INSTRUCTION:
Your task is to output the entries below word for word.
== INPUT DATA ==
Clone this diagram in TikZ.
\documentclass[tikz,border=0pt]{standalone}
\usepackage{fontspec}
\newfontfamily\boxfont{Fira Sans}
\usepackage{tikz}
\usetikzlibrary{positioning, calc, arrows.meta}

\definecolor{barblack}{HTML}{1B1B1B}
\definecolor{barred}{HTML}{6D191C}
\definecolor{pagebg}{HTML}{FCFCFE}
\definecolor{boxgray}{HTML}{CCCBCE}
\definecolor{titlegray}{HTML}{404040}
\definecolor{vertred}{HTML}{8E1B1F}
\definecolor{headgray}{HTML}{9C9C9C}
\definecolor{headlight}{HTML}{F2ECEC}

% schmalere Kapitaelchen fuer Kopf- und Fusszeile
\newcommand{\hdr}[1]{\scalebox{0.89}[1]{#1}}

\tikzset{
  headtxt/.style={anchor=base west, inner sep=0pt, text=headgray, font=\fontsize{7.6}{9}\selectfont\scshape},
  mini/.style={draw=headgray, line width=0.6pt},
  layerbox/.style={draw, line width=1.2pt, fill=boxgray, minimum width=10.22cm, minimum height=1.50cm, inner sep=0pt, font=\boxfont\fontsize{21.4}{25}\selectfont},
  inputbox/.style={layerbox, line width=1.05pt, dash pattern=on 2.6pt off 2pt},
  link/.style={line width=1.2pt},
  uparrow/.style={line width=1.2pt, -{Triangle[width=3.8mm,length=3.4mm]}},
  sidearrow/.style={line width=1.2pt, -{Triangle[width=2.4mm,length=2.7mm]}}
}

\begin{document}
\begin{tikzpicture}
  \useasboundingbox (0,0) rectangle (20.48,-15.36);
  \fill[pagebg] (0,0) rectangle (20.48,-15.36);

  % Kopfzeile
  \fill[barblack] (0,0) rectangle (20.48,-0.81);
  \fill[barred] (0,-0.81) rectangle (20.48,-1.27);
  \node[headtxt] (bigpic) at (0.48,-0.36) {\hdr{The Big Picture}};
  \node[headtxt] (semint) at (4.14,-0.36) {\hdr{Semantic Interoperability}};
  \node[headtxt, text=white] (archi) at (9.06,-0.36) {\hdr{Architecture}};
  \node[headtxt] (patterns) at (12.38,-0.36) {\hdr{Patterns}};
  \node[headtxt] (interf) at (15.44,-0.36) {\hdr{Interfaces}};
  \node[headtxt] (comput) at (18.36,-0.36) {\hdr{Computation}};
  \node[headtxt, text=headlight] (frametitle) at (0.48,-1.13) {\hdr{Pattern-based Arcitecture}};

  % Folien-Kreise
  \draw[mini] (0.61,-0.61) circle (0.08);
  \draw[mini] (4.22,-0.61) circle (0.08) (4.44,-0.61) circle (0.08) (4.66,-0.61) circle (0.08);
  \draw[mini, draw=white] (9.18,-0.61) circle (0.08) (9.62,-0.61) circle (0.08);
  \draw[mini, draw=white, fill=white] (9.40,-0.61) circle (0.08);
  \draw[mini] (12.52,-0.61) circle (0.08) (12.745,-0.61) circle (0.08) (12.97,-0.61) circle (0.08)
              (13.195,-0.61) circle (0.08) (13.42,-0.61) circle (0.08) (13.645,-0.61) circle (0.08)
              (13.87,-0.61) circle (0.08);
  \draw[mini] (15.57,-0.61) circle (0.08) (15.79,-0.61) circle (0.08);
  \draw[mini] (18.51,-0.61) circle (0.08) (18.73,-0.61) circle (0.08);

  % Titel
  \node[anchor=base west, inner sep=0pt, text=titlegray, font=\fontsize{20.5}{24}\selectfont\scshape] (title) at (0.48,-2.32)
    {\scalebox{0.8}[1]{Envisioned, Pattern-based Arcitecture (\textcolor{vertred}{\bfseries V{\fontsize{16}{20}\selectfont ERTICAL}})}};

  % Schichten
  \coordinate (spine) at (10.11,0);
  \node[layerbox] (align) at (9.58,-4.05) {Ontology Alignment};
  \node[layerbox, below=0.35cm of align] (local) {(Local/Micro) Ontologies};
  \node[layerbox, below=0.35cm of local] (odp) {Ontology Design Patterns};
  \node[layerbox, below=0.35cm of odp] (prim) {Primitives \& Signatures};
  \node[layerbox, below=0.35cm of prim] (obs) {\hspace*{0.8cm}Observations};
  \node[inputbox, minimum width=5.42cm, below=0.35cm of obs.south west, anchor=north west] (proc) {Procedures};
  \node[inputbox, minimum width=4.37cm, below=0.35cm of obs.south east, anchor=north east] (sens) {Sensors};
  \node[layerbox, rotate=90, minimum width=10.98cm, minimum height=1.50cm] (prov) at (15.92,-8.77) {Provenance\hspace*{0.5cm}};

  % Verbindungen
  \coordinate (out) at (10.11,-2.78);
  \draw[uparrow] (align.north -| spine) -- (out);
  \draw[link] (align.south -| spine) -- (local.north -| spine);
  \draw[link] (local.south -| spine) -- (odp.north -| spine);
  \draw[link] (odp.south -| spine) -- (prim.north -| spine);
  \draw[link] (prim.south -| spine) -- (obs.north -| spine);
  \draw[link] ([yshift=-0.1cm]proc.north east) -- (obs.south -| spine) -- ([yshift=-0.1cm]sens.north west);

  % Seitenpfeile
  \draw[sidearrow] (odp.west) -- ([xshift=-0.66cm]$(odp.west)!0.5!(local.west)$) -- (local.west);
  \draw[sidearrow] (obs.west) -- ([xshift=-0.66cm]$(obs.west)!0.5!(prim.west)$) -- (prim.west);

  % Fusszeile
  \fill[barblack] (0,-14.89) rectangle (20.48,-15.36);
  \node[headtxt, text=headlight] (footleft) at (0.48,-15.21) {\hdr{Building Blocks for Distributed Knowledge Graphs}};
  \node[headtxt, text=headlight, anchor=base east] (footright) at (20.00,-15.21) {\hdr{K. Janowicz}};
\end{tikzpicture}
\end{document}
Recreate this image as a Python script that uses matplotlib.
===
WRITTEN RESPONSE:
Clone this diagram in TikZ.
\documentclass[tikz,border=0pt]{standalone}
\usepackage{fontspec}
\newfontfamily\boxfont{Fira Sans}
\usepackage{tikz}
\usetikzlibrary{positioning, calc, arrows.meta}

\definecolor{barblack}{HTML}{1B1B1B}
\definecolor{barred}{HTML}{6D191C}
\definecolor{pagebg}{HTML}{FCFCFE}
\definecolor{boxgray}{HTML}{CCCBCE}
\definecolor{titlegray}{HTML}{404040}
\definecolor{vertred}{HTML}{8E1B1F}
\definecolor{headgray}{HTML}{9C9C9C}
\definecolor{headlight}{HTML}{F2ECEC}

% schmalere Kapitaelchen fuer Kopf- und Fusszeile
\newcommand{\hdr}[1]{\scalebox{0.89}[1]{#1}}

\tikzset{
  headtxt/.style={anchor=base west, inner sep=0pt, text=headgray, font=\fontsize{7.6}{9}\selectfont\scshape},
  mini/.style={draw=headgray, line width=0.6pt},
  layerbox/.style={draw, line width=1.2pt, fill=boxgray, minimum width=10.22cm, minimum height=1.50cm, inner sep=0pt, font=\boxfont\fontsize{21.4}{25}\selectfont},
  inputbox/.style={layerbox, line width=1.05pt, dash pattern=on 2.6pt off 2pt},
  link/.style={line width=1.2pt},
  uparrow/.style={line width=1.2pt, -{Triangle[width=3.8mm,length=3.4mm]}},
  sidearrow/.style={line width=1.2pt, -{Triangle[width=2.4mm,length=2.7mm]}}
}

\begin{document}
\begin{tikzpicture}
  \useasboundingbox (0,0) rectangle (20.48,-15.36);
  \fill[pagebg] (0,0) rectangle (20.48,-15.36);

  % Kopfzeile
  \fill[barblack] (0,0) rectangle (20.48,-0.81);
  \fill[barred] (0,-0.81) rectangle (20.48,-1.27);
  \node[headtxt] (bigpic) at (0.48,-0.36) {\hdr{The Big Picture}};
  \node[headtxt] (semint) at (4.14,-0.36) {\hdr{Semantic Interoperability}};
  \node[headtxt, text=white] (archi) at (9.06,-0.36) {\hdr{Architecture}};
  \node[headtxt] (patterns) at (12.38,-0.36) {\hdr{Patterns}};
  \node[headtxt] (interf) at (15.44,-0.36) {\hdr{Interfaces}};
  \node[headtxt] (comput) at (18.36,-0.36) {\hdr{Computation}};
  \node[headtxt, text=headlight] (frametitle) at (0.48,-1.13) {\hdr{Pattern-based Arcitecture}};

  % Folien-Kreise
  \draw[mini] (0.61,-0.61) circle (0.08);
  \draw[mini] (4.22,-0.61) circle (0.08) (4.44,-0.61) circle (0.08) (4.66,-0.61) circle (0.08);
  \draw[mini, draw=white] (9.18,-0.61) circle (0.08) (9.62,-0.61) circle (0.08);
  \draw[mini, draw=white, fill=white] (9.40,-0.61) circle (0.08);
  \draw[mini] (12.52,-0.61) circle (0.08) (12.745,-0.61) circle (0.08) (12.97,-0.61) circle (0.08)
              (13.195,-0.61) circle (0.08) (13.42,-0.61) circle (0.08) (13.645,-0.61) circle (0.08)
              (13.87,-0.61) circle (0.08);
  \draw[mini] (15.57,-0.61) circle (0.08) (15.79,-0.61) circle (0.08);
  \draw[mini] (18.51,-0.61) circle (0.08) (18.73,-0.61) circle (0.08);

  % Titel
  \node[anchor=base west, inner sep=0pt, text=titlegray, font=\fontsize{20.5}{24}\selectfont\scshape] (title) at (0.48,-2.32)
    {\scalebox{0.8}[1]{Envisioned, Pattern-based Arcitecture (\textcolor{vertred}{\bfseries V{\fontsize{16}{20}\selectfont ERTICAL}})}};

  % Schichten
  \coordinate (spine) at (10.11,0);
  \node[layerbox] (align) at (9.58,-4.05) {Ontology Alignment};
  \node[layerbox, below=0.35cm of align] (local) {(Local/Micro) Ontologies};
  \node[layerbox, below=0.35cm of local] (odp) {Ontology Design Patterns};
  \node[layerbox, below=0.35cm of odp] (prim) {Primitives \& Signatures};
  \node[layerbox, below=0.35cm of prim] (obs) {\hspace*{0.8cm}Observations};
  \node[inputbox, minimum width=5.42cm, below=0.35cm of obs.south west, anchor=north west] (proc) {Procedures};
  \node[inputbox, minimum width=4.37cm, below=0.35cm of obs.south east, anchor=north east] (sens) {Sensors};
  \node[layerbox, rotate=90, minimum width=10.98cm, minimum height=1.50cm] (prov) at (15.92,-8.77) {Provenance\hspace*{0.5cm}};

  % Verbindungen
  \coordinate (out) at (10.11,-2.78);
  \draw[uparrow] (align.north -| spine) -- (out);
  \draw[link] (align.south -| spine) -- (local.north -| spine);
  \draw[link] (local.south -| spine) -- (odp.north -| spine);
  \draw[link] (odp.south -| spine) -- (prim.north -| spine);
  \draw[link] (prim.south -| spine) -- (obs.north -| spine);
  \draw[link] ([yshift=-0.1cm]proc.north east) -- (obs.south -| spine) -- ([yshift=-0.1cm]sens.north west);

  % Seitenpfeile
  \draw[sidearrow] (odp.west) -- ([xshift=-0.66cm]$(odp.west)!0.5!(local.west)$) -- (local.west);
  \draw[sidearrow] (obs.west) -- ([xshift=-0.66cm]$(obs.west)!0.5!(prim.west)$) -- (prim.west);

  % Fusszeile
  \fill[barblack] (0,-14.89) rectangle (20.48,-15.36);
  \node[headtxt, text=headlight] (footleft) at (0.48,-15.21) {\hdr{Building Blocks for Distributed Knowledge Graphs}};
  \node[headtxt, text=headlight, anchor=base east] (footright) at (20.00,-15.21) {\hdr{K. Janowicz}};
\end{tikzpicture}
\end{document}
Recreate this image as a Python script that uses matplotlib.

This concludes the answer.